The Future Fund is to be allocated on a ‘first come, first served basis’ and there is no guarantee that a company will be successful in its application to receive the Future Fund matched funding.
There is a risk that the Company may not have sufficient funds to repay the loan on the maturity date, pay interest when it becomes due or pay the redemption premium included in the terms.
Convertible loans are unsecured obligations and in the event of a winding up or liquidation event will rank behind secured creditors of the Company.
5. Secondary market
Investors will not be able to sell their interest in the convertible loans on the Seedrs Secondary Market unless and until they have converted to shares in the company (and then only subject to eligibility and the terms and conditions of the Seedrs Secondary Market).
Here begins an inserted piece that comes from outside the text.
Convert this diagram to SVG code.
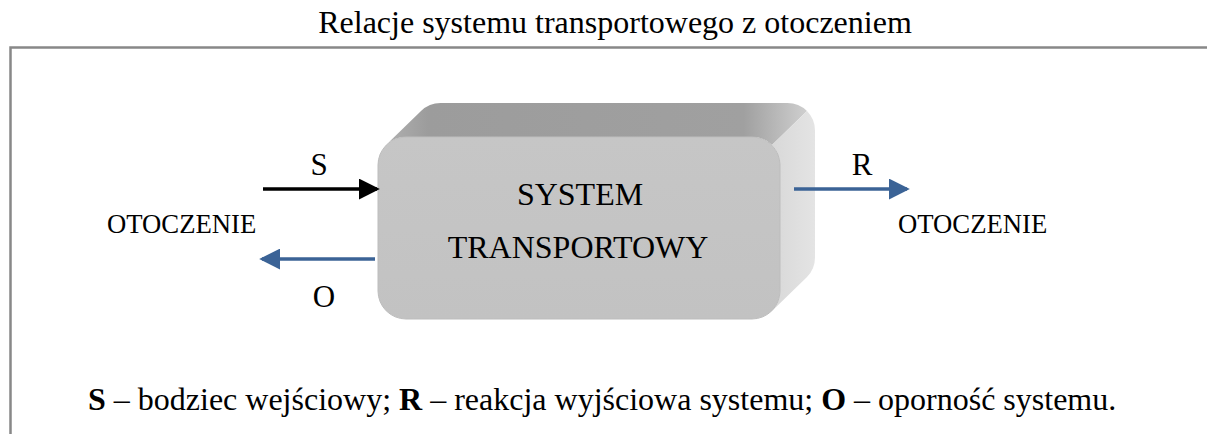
<svg xmlns="http://www.w3.org/2000/svg" width="1207" height="434" viewBox="0 0 1207 434">
<style>
.t{font-family:"Liberation Serif","Times New Roman",serif;fill:#000}
.frame{fill:none;stroke:#888;stroke-width:2.5}
.blue{stroke:#3b6396;stroke-width:3.5;fill:none}
.black{stroke:#000;stroke-width:3.5;fill:none}
</style>
<defs>
<marker id="ab" markerWidth="6" markerHeight="6" refX="5.2" refY="3" orient="auto" markerUnits="strokeWidth" viewBox="0 0 6 6"><path d="M0,0 L6,3 L0,6 z" fill="#000"/></marker>
<marker id="au" markerWidth="6" markerHeight="6" refX="5.2" refY="3" orient="auto" markerUnits="strokeWidth" viewBox="0 0 6 6"><path d="M0,0 L6,3 L0,6 z" fill="#3b6396"/></marker>
<linearGradient id="gTop" x1="0" y1="0" x2="1" y2="0">
<stop offset="0" stop-color="#b0b0b0"/><stop offset="0.1" stop-color="#9c9c9c"/><stop offset="0.85" stop-color="#a0a0a0"/><stop offset="1" stop-color="#cfcfcf"/>
</linearGradient>
<linearGradient id="gSide" x1="0" y1="0" x2="1" y2="0">
<stop offset="0" stop-color="#d8d8d8"/><stop offset="1" stop-color="#e4e4e4"/>
</linearGradient>
<linearGradient id="gFront" x1="0" y1="0" x2="0" y2="1">
<stop offset="0" stop-color="#c6c6c6"/><stop offset="1" stop-color="#c2c2c2"/>
</linearGradient>
</defs>
<text class="t" x="615" y="33" font-size="32" text-anchor="middle">Relacje systemu transportowego z otoczeniem</text>
<path class="frame" d="M10.5,434 L10.5,47.5 L1207,47.5"/>
<g id="system">
<path d="M386,145 L421,111 A28,28 0 0 1 441,103 L787,103 A28,28 0 0 1 807,111 L772,145 A28,28 0 0 0 752,137 L406,137 A28,28 0 0 0 386,145 Z" fill="url(#gTop)"/>
<path d="M772,145 L807,111 A28,28 0 0 1 815,131 L815,257 A28,28 0 0 1 807,277 L772,311 A28,28 0 0 0 780,291 L780,165 A28,28 0 0 0 772,145 Z" fill="url(#gSide)"/>
<rect x="378" y="137" width="402" height="182" rx="28" fill="url(#gFront)" stroke="#bdbdbd" stroke-width="1"/>
<text class="t" x="580" y="205" font-size="32" text-anchor="middle">SYSTEM</text>
<text class="t" x="578" y="258" font-size="32" text-anchor="middle">TRANSPORTOWY</text>
</g>
<g id="otoczenie-left"><text class="t" x="107" y="233" font-size="26.7">OTOCZENIE</text></g>
<g id="otoczenie-right"><text class="t" x="898" y="233" font-size="26.7">OTOCZENIE</text></g>
<g id="connectors">
<line class="black" x1="263" y1="189" x2="377" y2="189" marker-end="url(#ab)"/>
<line class="blue" x1="375" y1="259" x2="262" y2="259" marker-end="url(#au)"/>
<line class="blue" x1="794" y1="189" x2="907" y2="189" marker-end="url(#au)"/>
<text class="t" x="319" y="175" font-size="31" text-anchor="middle">S</text>
<text class="t" x="324" y="307" font-size="31" text-anchor="middle">O</text>
<text class="t" x="862" y="175" font-size="31" text-anchor="middle">R</text>
</g>
<text class="t" x="88" y="410" font-size="32"><tspan font-weight="bold">S</tspan> – bodziec wejściowy; <tspan font-weight="bold">R</tspan> – reakcja wyjściowa systemu; <tspan font-weight="bold">O</tspan> – oporność systemu.</text>
</svg>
6. EIS Relief - past, current and future
As noted above, the convertible loan instrument is not compatible with EIS requirements, so no EIS applications will be made with respect to investments in the convertible loan.
The government has confirmed that investing in the convertible loan will not impact EIS relief previously claimed on investments in the fundraising company:
“The government has confirmed that such previous investments will not be affected where the convertible loan converts into shares. Where the convertible loan note redeems, we have been alerted that the government intends to make changes to the rules to clarify that this is compatible with such previous investments.”
However, investing in a convertible loan could impact your ability to claim EIS relief on future investments into the same company. The government has not clarified the position on this and has said it is a matter for HM Treasury and HMRC.
Seedrs is unable to provide tax advice. Tax treatment depends on individual circumstances and is subject to change.